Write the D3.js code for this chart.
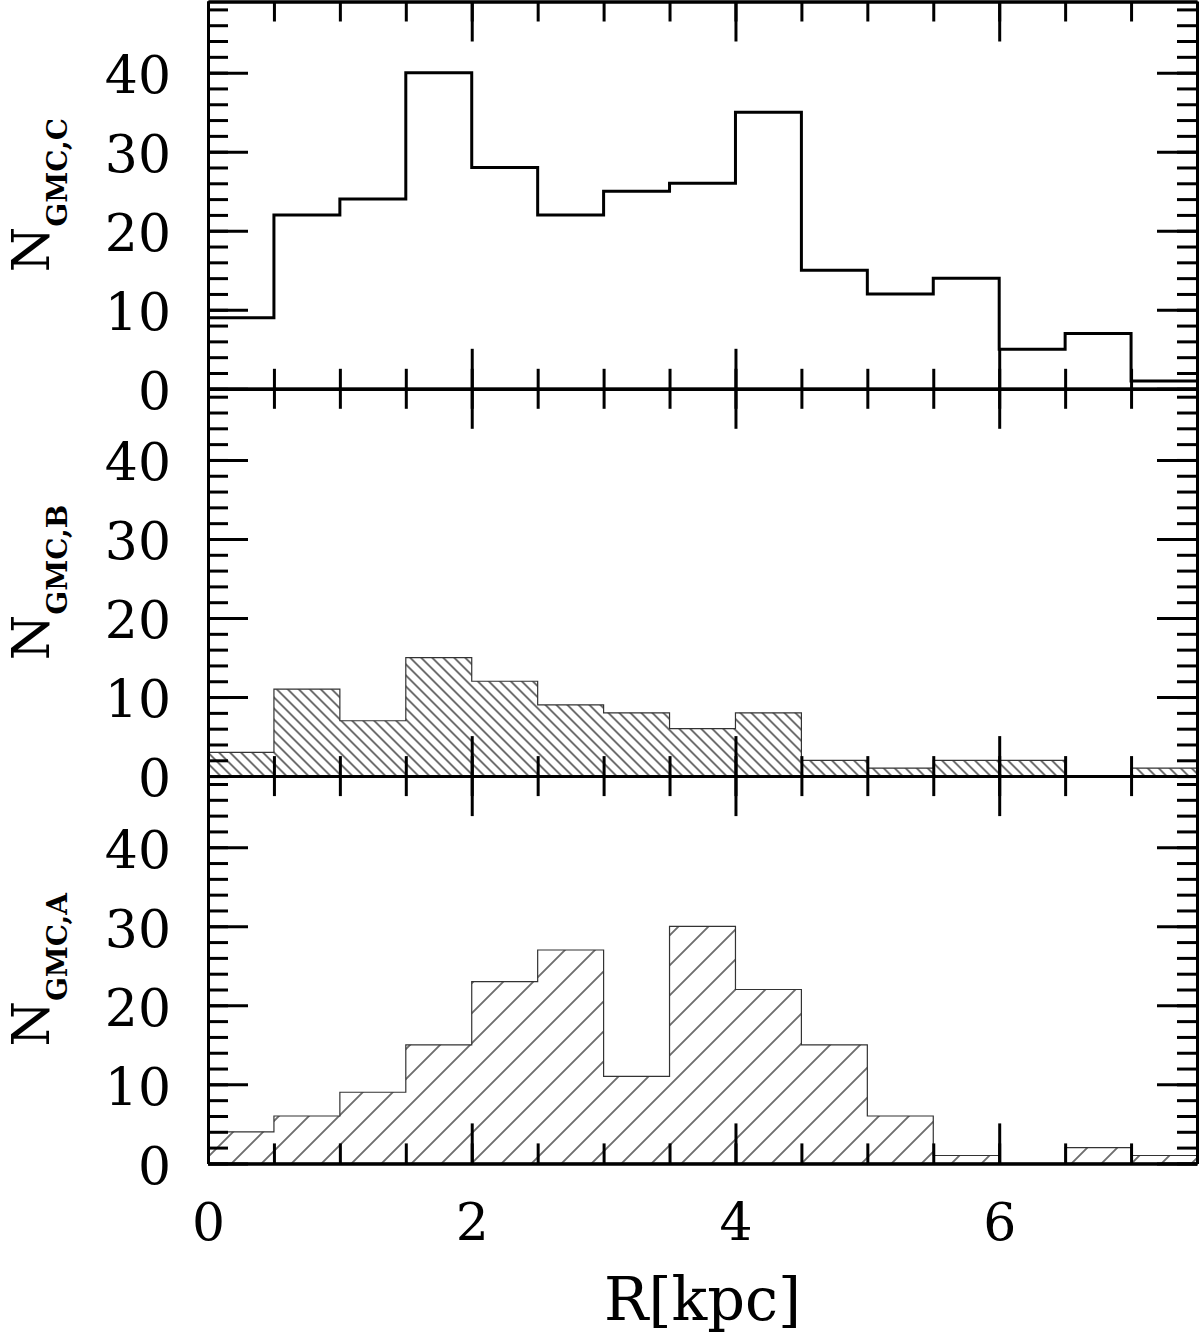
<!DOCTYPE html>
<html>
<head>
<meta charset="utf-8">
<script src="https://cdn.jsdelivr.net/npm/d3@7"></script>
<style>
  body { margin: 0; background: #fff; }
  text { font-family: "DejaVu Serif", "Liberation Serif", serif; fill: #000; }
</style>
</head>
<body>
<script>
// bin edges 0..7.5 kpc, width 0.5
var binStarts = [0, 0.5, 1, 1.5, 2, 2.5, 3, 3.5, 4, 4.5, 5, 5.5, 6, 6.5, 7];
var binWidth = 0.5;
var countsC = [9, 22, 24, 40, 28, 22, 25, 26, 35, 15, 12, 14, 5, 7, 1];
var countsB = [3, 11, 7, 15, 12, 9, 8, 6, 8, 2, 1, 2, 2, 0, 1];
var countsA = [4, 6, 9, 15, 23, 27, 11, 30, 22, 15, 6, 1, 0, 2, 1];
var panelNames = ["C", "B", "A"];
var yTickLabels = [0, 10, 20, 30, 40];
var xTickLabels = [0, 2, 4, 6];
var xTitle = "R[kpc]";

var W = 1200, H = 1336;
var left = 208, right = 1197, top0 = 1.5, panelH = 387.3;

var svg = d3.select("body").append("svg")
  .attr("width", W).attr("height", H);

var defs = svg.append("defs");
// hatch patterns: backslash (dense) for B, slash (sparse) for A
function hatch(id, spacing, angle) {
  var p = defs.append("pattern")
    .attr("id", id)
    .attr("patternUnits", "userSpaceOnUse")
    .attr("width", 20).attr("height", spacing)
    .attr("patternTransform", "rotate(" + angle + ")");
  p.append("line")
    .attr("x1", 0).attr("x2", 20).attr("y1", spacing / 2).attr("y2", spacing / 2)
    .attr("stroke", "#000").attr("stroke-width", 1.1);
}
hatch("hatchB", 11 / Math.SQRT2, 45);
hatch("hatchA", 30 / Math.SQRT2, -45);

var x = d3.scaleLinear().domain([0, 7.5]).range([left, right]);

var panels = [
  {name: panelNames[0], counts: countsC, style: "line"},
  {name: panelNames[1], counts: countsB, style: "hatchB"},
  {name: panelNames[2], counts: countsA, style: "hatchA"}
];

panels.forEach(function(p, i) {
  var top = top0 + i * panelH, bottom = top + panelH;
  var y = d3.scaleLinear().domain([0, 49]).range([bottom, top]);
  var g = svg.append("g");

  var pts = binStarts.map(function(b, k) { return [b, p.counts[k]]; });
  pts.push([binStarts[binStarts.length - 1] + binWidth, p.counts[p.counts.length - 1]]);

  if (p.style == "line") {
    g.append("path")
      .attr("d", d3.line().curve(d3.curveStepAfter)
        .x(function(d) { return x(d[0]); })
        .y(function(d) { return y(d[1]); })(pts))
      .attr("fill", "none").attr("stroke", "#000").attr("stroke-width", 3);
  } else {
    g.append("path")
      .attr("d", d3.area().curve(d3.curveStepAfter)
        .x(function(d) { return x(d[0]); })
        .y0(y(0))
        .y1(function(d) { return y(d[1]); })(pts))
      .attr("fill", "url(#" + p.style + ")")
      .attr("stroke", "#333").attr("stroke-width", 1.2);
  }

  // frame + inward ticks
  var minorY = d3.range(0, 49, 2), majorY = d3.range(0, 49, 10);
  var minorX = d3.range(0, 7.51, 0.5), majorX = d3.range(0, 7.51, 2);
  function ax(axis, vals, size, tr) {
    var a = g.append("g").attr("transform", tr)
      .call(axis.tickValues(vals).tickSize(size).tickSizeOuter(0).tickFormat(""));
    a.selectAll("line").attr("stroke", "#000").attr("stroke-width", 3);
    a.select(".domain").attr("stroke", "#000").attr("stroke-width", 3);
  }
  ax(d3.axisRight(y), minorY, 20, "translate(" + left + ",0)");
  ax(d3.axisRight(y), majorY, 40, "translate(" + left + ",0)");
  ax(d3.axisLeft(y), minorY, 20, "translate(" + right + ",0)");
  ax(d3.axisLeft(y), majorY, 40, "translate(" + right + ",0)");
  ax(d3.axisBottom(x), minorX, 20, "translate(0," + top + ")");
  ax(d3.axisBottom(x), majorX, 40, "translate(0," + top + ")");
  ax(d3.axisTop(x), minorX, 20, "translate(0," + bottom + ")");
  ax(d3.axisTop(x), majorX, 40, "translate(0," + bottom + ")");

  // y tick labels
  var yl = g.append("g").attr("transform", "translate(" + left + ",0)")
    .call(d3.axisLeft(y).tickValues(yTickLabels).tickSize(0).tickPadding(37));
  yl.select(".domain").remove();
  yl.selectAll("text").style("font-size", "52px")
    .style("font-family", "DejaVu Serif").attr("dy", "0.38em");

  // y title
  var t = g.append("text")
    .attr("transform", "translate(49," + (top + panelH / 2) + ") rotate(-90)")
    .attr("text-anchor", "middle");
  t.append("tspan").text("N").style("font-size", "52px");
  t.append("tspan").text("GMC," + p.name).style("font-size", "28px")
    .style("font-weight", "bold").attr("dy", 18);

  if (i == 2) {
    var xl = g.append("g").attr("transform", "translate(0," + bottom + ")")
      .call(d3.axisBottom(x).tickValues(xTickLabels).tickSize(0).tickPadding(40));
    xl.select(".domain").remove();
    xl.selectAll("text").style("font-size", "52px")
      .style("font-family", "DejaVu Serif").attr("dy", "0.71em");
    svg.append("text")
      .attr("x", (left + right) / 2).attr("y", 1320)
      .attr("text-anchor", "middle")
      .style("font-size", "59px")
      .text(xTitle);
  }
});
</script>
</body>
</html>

=-=-=-=-=

Transcribe the listing in full and omit the pictures.

Write the D3.js code for this chart.
<!DOCTYPE html>
<html>
<head>
<meta charset="utf-8">
<script src="https://cdn.jsdelivr.net/npm/d3@7"></script>
<style>
  body { margin: 0; background: #fff; }
  text { font-family: "DejaVu Serif", "Liberation Serif", serif; fill: #000; }
</style>
</head>
<body>
<script>
// bin edges 0..7.5 kpc, width 0.5
var binStarts = [0, 0.5, 1, 1.5, 2, 2.5, 3, 3.5, 4, 4.5, 5, 5.5, 6, 6.5, 7];
var binWidth = 0.5;
var countsC = [9, 22, 24, 40, 28, 22, 25, 26, 35, 15, 12, 14, 5, 7, 1];
var countsB = [3, 11, 7, 15, 12, 9, 8, 6, 8, 2, 1, 2, 2, 0, 1];
var countsA = [4, 6, 9, 15, 23, 27, 11, 30, 22, 15, 6, 1, 0, 2, 1];
var panelNames = ["C", "B", "A"];
var yTickLabels = [0, 10, 20, 30, 40];
var xTickLabels = [0, 2, 4, 6];
var xTitle = "R[kpc]";

var W = 1200, H = 1336;
var left = 208, right = 1197, top0 = 1.5, panelH = 387.3;

var svg = d3.select("body").append("svg")
  .attr("width", W).attr("height", H);

var defs = svg.append("defs");
// hatch patterns: backslash (dense) for B, slash (sparse) for A
function hatch(id, spacing, angle) {
  var p = defs.append("pattern")
    .attr("id", id)
    .attr("patternUnits", "userSpaceOnUse")
    .attr("width", 20).attr("height", spacing)
    .attr("patternTransform", "rotate(" + angle + ")");
  p.append("line")
    .attr("x1", 0).attr("x2", 20).attr("y1", spacing / 2).attr("y2", spacing / 2)
    .attr("stroke", "#000").attr("stroke-width", 1.1);
}
hatch("hatchB", 11 / Math.SQRT2, 45);
hatch("hatchA", 30 / Math.SQRT2, -45);

var x = d3.scaleLinear().domain([0, 7.5]).range([left, right]);

var panels = [
  {name: panelNames[0], counts: countsC, style: "line"},
  {name: panelNames[1], counts: countsB, style: "hatchB"},
  {name: panelNames[2], counts: countsA, style: "hatchA"}
];

panels.forEach(function(p, i) {
  var top = top0 + i * panelH, bottom = top + panelH;
  var y = d3.scaleLinear().domain([0, 49]).range([bottom, top]);
  var g = svg.append("g");

  var pts = binStarts.map(function(b, k) { return [b, p.counts[k]]; });
  pts.push([binStarts[binStarts.length - 1] + binWidth, p.counts[p.counts.length - 1]]);

  if (p.style == "line") {
    g.append("path")
      .attr("d", d3.line().curve(d3.curveStepAfter)
        .x(function(d) { return x(d[0]); })
        .y(function(d) { return y(d[1]); })(pts))
      .attr("fill", "none").attr("stroke", "#000").attr("stroke-width", 3);
  } else {
    g.append("path")
      .attr("d", d3.area().curve(d3.curveStepAfter)
        .x(function(d) { return x(d[0]); })
        .y0(y(0))
        .y1(function(d) { return y(d[1]); })(pts))
      .attr("fill", "url(#" + p.style + ")")
      .attr("stroke", "#333").attr("stroke-width", 1.2);
  }

  // frame + inward ticks
  var minorY = d3.range(0, 49, 2), majorY = d3.range(0, 49, 10);
  var minorX = d3.range(0, 7.51, 0.5), majorX = d3.range(0, 7.51, 2);
  function ax(axis, vals, size, tr) {
    var a = g.append("g").attr("transform", tr)
      .call(axis.tickValues(vals).tickSize(size).tickSizeOuter(0).tickFormat(""));
    a.selectAll("line").attr("stroke", "#000").attr("stroke-width", 3);
    a.select(".domain").attr("stroke", "#000").attr("stroke-width", 3);
  }
  ax(d3.axisRight(y), minorY, 20, "translate(" + left + ",0)");
  ax(d3.axisRight(y), majorY, 40, "translate(" + left + ",0)");
  ax(d3.axisLeft(y), minorY, 20, "translate(" + right + ",0)");
  ax(d3.axisLeft(y), majorY, 40, "translate(" + right + ",0)");
  ax(d3.axisBottom(x), minorX, 20, "translate(0," + top + ")");
  ax(d3.axisBottom(x), majorX, 40, "translate(0," + top + ")");
  ax(d3.axisTop(x), minorX, 20, "translate(0," + bottom + ")");
  ax(d3.axisTop(x), majorX, 40, "translate(0," + bottom + ")");

  // y tick labels
  var yl = g.append("g").attr("transform", "translate(" + left + ",0)")
    .call(d3.axisLeft(y).tickValues(yTickLabels).tickSize(0).tickPadding(37));
  yl.select(".domain").remove();
  yl.selectAll("text").style("font-size", "52px")
    .style("font-family", "DejaVu Serif").attr("dy", "0.38em");

  // y title
  var t = g.append("text")
    .attr("transform", "translate(49," + (top + panelH / 2) + ") rotate(-90)")
    .attr("text-anchor", "middle");
  t.append("tspan").text("N").style("font-size", "52px");
  t.append("tspan").text("GMC," + p.name).style("font-size", "28px")
    .style("font-weight", "bold").attr("dy", 18);

  if (i == 2) {
    var xl = g.append("g").attr("transform", "translate(0," + bottom + ")")
      .call(d3.axisBottom(x).tickValues(xTickLabels).tickSize(0).tickPadding(40));
    xl.select(".domain").remove();
    xl.selectAll("text").style("font-size", "52px")
      .style("font-family", "DejaVu Serif").attr("dy", "0.71em");
    svg.append("text")
      .attr("x", (left + right) / 2).attr("y", 1320)
      .attr("text-anchor", "middle")
      .style("font-size", "59px")
      .text(xTitle);
  }
});
</script>
</body>
</html>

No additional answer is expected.